'''
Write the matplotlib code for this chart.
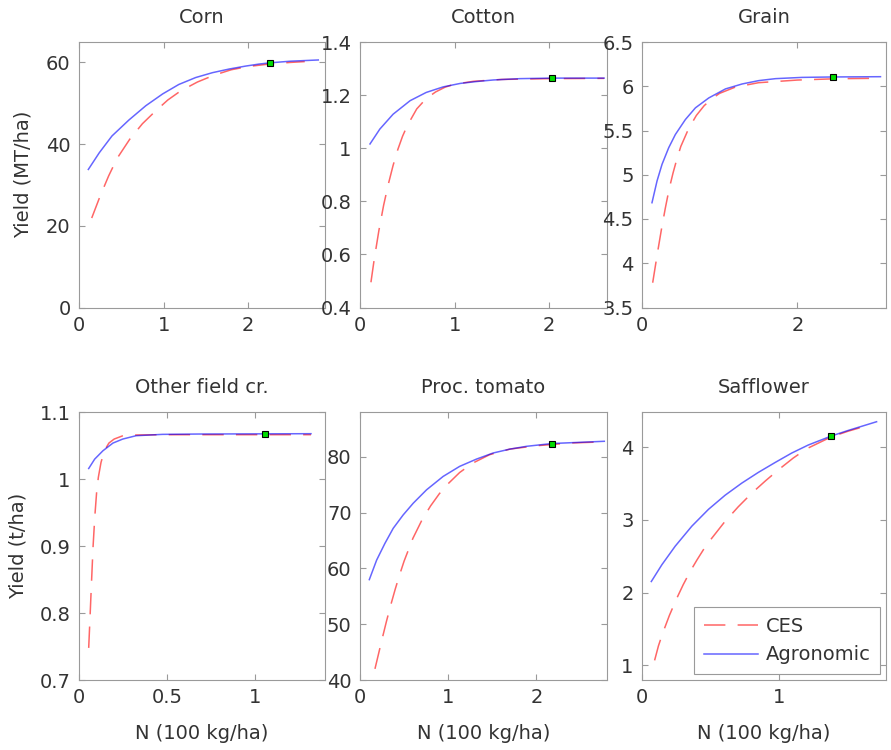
import matplotlib
matplotlib.use('Agg')
import matplotlib.pyplot as plt
from matplotlib.ticker import FormatStrFormatter

# values (N in 100 kg/ha)
crops = ['Corn', 'Cotton', 'Grain', 'Other field cr.', 'Proc. tomato', 'Safflower']

corn_n_agro = [0.11, 0.24, 0.39, 0.59, 0.79, 0.99, 1.18, 1.38, 1.58, 1.78, 1.97, 2.13, 2.26, 2.5, 2.83]
corn_y_agro = [33.8, 37.9, 42.0, 45.9, 49.4, 52.3, 54.6, 56.3, 57.5, 58.4, 59.1, 59.6, 59.9, 60.3, 60.6]
corn_n_ces = [0.15, 0.25, 0.35, 0.45, 0.6, 0.75, 0.9, 1.05, 1.2, 1.4, 1.6, 1.8, 2.0, 2.25, 2.5, 2.67]
corn_y_ces = [21.9, 27.3, 32.2, 36.5, 41.2, 45.0, 48.0, 50.8, 53.0, 55.2, 56.9, 58.2, 59.0, 59.6, 60.0, 60.2]
corn_opt = (2.26, 59.95)

cotton_n_agro = [0.106, 0.21, 0.35, 0.53, 0.70, 0.88, 1.06, 1.23, 1.41, 1.69, 2.03, 2.58]
cotton_y_agro = [1.016, 1.072, 1.128, 1.179, 1.210, 1.231, 1.244, 1.251, 1.257, 1.262, 1.264, 1.264]
cotton_n_ces = [0.116, 0.15, 0.2, 0.25, 0.3, 0.35, 0.4, 0.45, 0.5, 0.6, 0.7, 0.8, 0.9, 1.0, 1.2, 1.5, 2.0, 2.58]
cotton_y_ces = [0.495, 0.58, 0.69, 0.785, 0.865, 0.935, 0.995, 1.045, 1.085, 1.148, 1.187, 1.212, 1.230, 1.241,
                1.252, 1.259, 1.262, 1.263]
cotton_opt = (2.03, 1.264)

grain_n_agro = [0.129, 0.194, 0.258, 0.344, 0.43, 0.559, 0.688, 0.86, 1.075, 1.29, 1.505, 1.72, 2.06, 2.46, 3.07]
grain_y_agro = [4.684, 4.93, 5.117, 5.305, 5.455, 5.624, 5.756, 5.868, 5.97, 6.026, 6.064, 6.086, 6.10, 6.105, 6.108]
grain_n_ces = [0.138, 0.2, 0.25, 0.3, 0.35, 0.4, 0.45, 0.5, 0.6, 0.7, 0.8, 0.9, 1.0, 1.2, 1.5, 2.0, 2.5, 3.05]
grain_y_ces = [3.78, 4.12, 4.38, 4.62, 4.84, 5.02, 5.18, 5.32, 5.52, 5.67, 5.78, 5.86, 5.92, 5.99, 6.04, 6.07,
               6.085, 6.09]
grain_opt = (2.46, 6.10)

other_n_agro = [0.055, 0.089, 0.136, 0.193, 0.249, 0.325, 0.475, 0.683, 1.057, 1.32]
other_y_agro = [1.016, 1.030, 1.0425, 1.054, 1.060, 1.065, 1.067, 1.0675, 1.0678, 1.068]
other_n_ces = [0.055, 0.062, 0.07, 0.08, 0.09, 0.10, 0.11, 0.125, 0.145, 0.17, 0.2, 0.25, 0.3, 0.5, 1.0, 1.32]
other_y_ces = [0.748, 0.79, 0.84, 0.90, 0.945, 0.98, 1.003, 1.025, 1.043, 1.054, 1.060, 1.065, 1.066, 1.0665,
               1.0665, 1.0665]
other_opt = (1.057, 1.0675)

tomato_n_agro = [0.106, 0.189, 0.283, 0.377, 0.49, 0.604, 0.755, 0.943, 1.13, 1.32, 1.51, 1.70, 1.89, 2.18, 2.77]
tomato_y_agro = [58.0, 61.5, 64.5, 67.2, 69.6, 71.7, 74.1, 76.5, 78.3, 79.6, 80.7, 81.4, 81.9, 82.4, 82.8]
tomato_n_ces = [0.17, 0.25, 0.3, 0.35, 0.4, 0.45, 0.5, 0.6, 0.7, 0.8, 0.9, 1.0, 1.13, 1.28, 1.47, 1.7, 2.0, 2.4, 2.77]
tomato_y_ces = [42.0, 47.3, 50.5, 53.5, 56.3, 58.9, 61.3, 65.4, 68.6, 71.2, 73.4, 75.2, 77.2, 78.9, 80.4, 81.4,
                82.0, 82.5, 82.7]
tomato_opt = (2.18, 82.4)

saff_n_agro = [0.068, 0.145, 0.242, 0.363, 0.484, 0.605, 0.726, 0.847, 0.969, 1.09, 1.21, 1.375, 1.50, 1.707]
saff_y_agro = [2.154, 2.385, 2.64, 2.915, 3.146, 3.34, 3.506, 3.654, 3.79, 3.92, 4.03, 4.152, 4.23, 4.35]
saff_n_ces = [0.092, 0.12, 0.15, 0.2, 0.25, 0.3, 0.35, 0.4, 0.45, 0.5, 0.6, 0.7, 0.8, 0.9, 1.0, 1.1, 1.2,
              1.375, 1.5, 1.646]
saff_y_ces = [1.07, 1.27, 1.44, 1.69, 1.91, 2.11, 2.29, 2.45, 2.60, 2.73, 2.97, 3.18, 3.37, 3.54, 3.70, 3.85,
              3.98, 4.14, 4.22, 4.30]
saff_opt = (1.375, 4.152)

# axis ranges and ticks per panel
x_max = [2.91, 2.61, 3.14, 1.40, 2.80, 1.775]
y_lims = [(0, 65), (0.4, 1.4), (3.5, 6.5), (0.7, 1.1), (40, 88), (0.8, 4.48)]
x_ticks = [[0, 1, 2], [0, 1, 2], [0, 2], [0, 0.5, 1], [0, 1, 2], [0, 1]]
y_ticks = [[0, 20, 40, 60], [0.4, 0.6, 0.8, 1.0, 1.2, 1.4], [3.5, 4, 4.5, 5, 5.5, 6, 6.5],
           [0.7, 0.8, 0.9, 1.0, 1.1], [40, 50, 60, 70, 80], [1, 2, 3, 4]]

series = [
    (corn_n_agro, corn_y_agro, corn_n_ces, corn_y_ces, corn_opt),
    (cotton_n_agro, cotton_y_agro, cotton_n_ces, cotton_y_ces, cotton_opt),
    (grain_n_agro, grain_y_agro, grain_n_ces, grain_y_ces, grain_opt),
    (other_n_agro, other_y_agro, other_n_ces, other_y_ces, other_opt),
    (tomato_n_agro, tomato_y_agro, tomato_n_ces, tomato_y_ces, tomato_opt),
    (saff_n_agro, saff_y_agro, saff_n_ces, saff_y_ces, saff_opt),
]

# panel rectangles in figure fractions
lefts = [0.0887, 0.404, 0.7205]
widths = [0.2761, 0.2772, 0.2738]
bottoms = [0.590, 0.0933]
heights = [0.354, 0.357]

GRAY = '#9a9a9a'
TXT = '#333333'

fig = plt.figure(figsize=(8.91, 7.5), dpi=100)

for i, crop in enumerate(crops):
    row, col = divmod(i, 3)
    ax = fig.add_axes([lefts[col], bottoms[row], widths[col], heights[row]])
    n_agro, y_agro, n_ces, y_ces, opt = series[i]

    ax.plot(n_ces, y_ces, color='red', alpha=0.6, lw=1.1, dashes=(14, 8), label='CES')
    ax.plot(n_agro, y_agro, color='blue', alpha=0.6, lw=1.1, label='Agronomic')
    ax.plot([opt[0]], [opt[1]], 's', ms=5, mfc='#00dd00', mec='black', mew=0.8)

    ax.set_xlim(0, x_max[i])
    ax.set_ylim(*y_lims[i])
    ax.set_xticks(x_ticks[i])
    ax.set_yticks(y_ticks[i])
    ax.xaxis.set_major_formatter(FormatStrFormatter('%g'))
    ax.yaxis.set_major_formatter(FormatStrFormatter('%g'))
    ax.tick_params(direction='in', top=True, right=True, length=4, width=0.8,
                   color=GRAY, labelcolor=TXT, labelsize=14, pad=6)
    for sp in ax.spines.values():
        sp.set_color(GRAY)
        sp.set_linewidth(0.8)

    ax.set_title(crop, fontsize=14, color=TXT, pad=14)

    if col == 0:
        if row == 0:
            ax.set_ylabel('Yield (MT/ha)', fontsize=14, color=TXT)
            ax.yaxis.set_label_coords(-0.187, 0.5)
        else:
            ax.set_ylabel('Yield (t/ha)', fontsize=14, color=TXT)
            ax.yaxis.set_label_coords(-0.211, 0.5)
    if row == 1:
        ax.set_xlabel('N (100 kg/ha)', fontsize=14, color=TXT, labelpad=12)

    if i == 5:
        leg = ax.legend(loc='lower right', fontsize=14, fancybox=False, framealpha=1,
                        edgecolor=GRAY, handlelength=2.8, handletextpad=0.36,
                        borderaxespad=0.3, borderpad=0.5)
        leg.get_frame().set_linewidth(0.8)
        for t in leg.get_texts():
            t.set_color(TXT)

fig.savefig('out.png', dpi=100)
'''
* Exercise *
With all pictures left out, please transcribe exactly the lines from the start of the material through the line with "cotton_opt = (2.03, 1.264)".

* The response *
Write the matplotlib code for this chart.
import matplotlib
matplotlib.use('Agg')
import matplotlib.pyplot as plt
from matplotlib.ticker import FormatStrFormatter

# values (N in 100 kg/ha)
crops = ['Corn', 'Cotton', 'Grain', 'Other field cr.', 'Proc. tomato', 'Safflower']

corn_n_agro = [0.11, 0.24, 0.39, 0.59, 0.79, 0.99, 1.18, 1.38, 1.58, 1.78, 1.97, 2.13, 2.26, 2.5, 2.83]
corn_y_agro = [33.8, 37.9, 42.0, 45.9, 49.4, 52.3, 54.6, 56.3, 57.5, 58.4, 59.1, 59.6, 59.9, 60.3, 60.6]
corn_n_ces = [0.15, 0.25, 0.35, 0.45, 0.6, 0.75, 0.9, 1.05, 1.2, 1.4, 1.6, 1.8, 2.0, 2.25, 2.5, 2.67]
corn_y_ces = [21.9, 27.3, 32.2, 36.5, 41.2, 45.0, 48.0, 50.8, 53.0, 55.2, 56.9, 58.2, 59.0, 59.6, 60.0, 60.2]
corn_opt = (2.26, 59.95)

cotton_n_agro = [0.106, 0.21, 0.35, 0.53, 0.70, 0.88, 1.06, 1.23, 1.41, 1.69, 2.03, 2.58]
cotton_y_agro = [1.016, 1.072, 1.128, 1.179, 1.210, 1.231, 1.244, 1.251, 1.257, 1.262, 1.264, 1.264]
cotton_n_ces = [0.116, 0.15, 0.2, 0.25, 0.3, 0.35, 0.4, 0.45, 0.5, 0.6, 0.7, 0.8, 0.9, 1.0, 1.2, 1.5, 2.0, 2.58]
cotton_y_ces = [0.495, 0.58, 0.69, 0.785, 0.865, 0.935, 0.995, 1.045, 1.085, 1.148, 1.187, 1.212, 1.230, 1.241,
                1.252, 1.259, 1.262, 1.263]
cotton_opt = (2.03, 1.264)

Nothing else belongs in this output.